Steve Midgely asks in Evangelicals Now whether our churches are more like “a group of people waiting for a job interview or those waiting in a doctor’s surgery.” He reminds us of Jesus’ statement that:
‘It is not the healthy who need a doctor, but the sick. I have not come to call the righteous, but sinners’ (Mark 2:17).
I wonder though. Jesus certainly did come for the spiritually sick, for sinners. Yet, allowing for the now and the not yet, remembering that there is ongoing sanctification and that we are called to put to death sinful desire, is the doctor’s waiting room a helpful or unhelpful analogy to go to when thinking about church. Jesus clearly uses the imagery of doctor and diseased, a GP’d waiting room is in any case anachronistic but aren’t those who have come to Jesus saved, healed, cleansed, forgiven. Are we till queuing up to see the doctor in that kind of way?
I agree that the job interview image is one to avoid. However, I can’t help that the waiting room image draws us into some of the same errors. Ultimately, if it is about waiting to see the GP then, whilst passive, we are still queuing, waiting as individuals, it’s still primarily about me. It’s not that the analogy goes too far, it’s that it falls woefully short.

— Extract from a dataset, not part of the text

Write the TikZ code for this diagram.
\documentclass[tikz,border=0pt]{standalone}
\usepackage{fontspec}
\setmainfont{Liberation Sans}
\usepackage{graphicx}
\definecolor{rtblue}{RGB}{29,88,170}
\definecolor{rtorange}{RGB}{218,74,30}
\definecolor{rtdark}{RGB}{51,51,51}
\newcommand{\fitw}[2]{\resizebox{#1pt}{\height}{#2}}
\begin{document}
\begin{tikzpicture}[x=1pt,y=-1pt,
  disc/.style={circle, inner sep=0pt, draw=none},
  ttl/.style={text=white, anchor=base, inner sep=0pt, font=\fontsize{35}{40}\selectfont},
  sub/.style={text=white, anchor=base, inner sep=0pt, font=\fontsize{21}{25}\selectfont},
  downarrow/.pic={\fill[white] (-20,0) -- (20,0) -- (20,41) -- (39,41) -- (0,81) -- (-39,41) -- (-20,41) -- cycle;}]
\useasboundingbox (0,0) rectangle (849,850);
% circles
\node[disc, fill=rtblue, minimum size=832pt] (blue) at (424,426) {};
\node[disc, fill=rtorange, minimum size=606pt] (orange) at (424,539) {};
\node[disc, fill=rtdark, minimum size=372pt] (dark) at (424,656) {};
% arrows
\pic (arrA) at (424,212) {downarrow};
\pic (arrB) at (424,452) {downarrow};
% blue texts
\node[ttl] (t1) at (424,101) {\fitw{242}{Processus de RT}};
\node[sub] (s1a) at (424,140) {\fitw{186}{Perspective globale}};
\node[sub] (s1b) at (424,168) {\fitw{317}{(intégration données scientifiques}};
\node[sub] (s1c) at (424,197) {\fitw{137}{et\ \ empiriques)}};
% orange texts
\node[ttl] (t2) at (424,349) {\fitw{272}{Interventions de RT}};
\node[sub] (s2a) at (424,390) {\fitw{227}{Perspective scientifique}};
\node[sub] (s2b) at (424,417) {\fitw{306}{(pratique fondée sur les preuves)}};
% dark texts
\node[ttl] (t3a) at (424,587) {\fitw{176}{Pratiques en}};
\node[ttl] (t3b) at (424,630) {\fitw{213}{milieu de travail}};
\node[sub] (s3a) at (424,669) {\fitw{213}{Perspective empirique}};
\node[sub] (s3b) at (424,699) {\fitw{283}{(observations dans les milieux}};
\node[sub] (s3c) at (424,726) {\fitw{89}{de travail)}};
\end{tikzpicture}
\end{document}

I wonder if we would do better to stick close to the images, analogies, metaphors that Scripture uses for the church. The church is the bride of Christ, it’s a royal priesthood, it’s an army at war, it’s a temple that’s being built, it’s a flock of sheep. How do those images affect our approach to gathering together? The church is a household or family, in fact, it’s a household coming together for a meal, needing food.
Sticking with that last example, this is important because no, as a family you aren’t seeking to impress in order to get a job but you are coming together to eat, there’s a sense of being looked after but there’s also opportunity to contribute.
To often we have modelled church on businesses and institutions. It’s good to move away from such models but we might do well to move straight to the images, analogies and models already offered.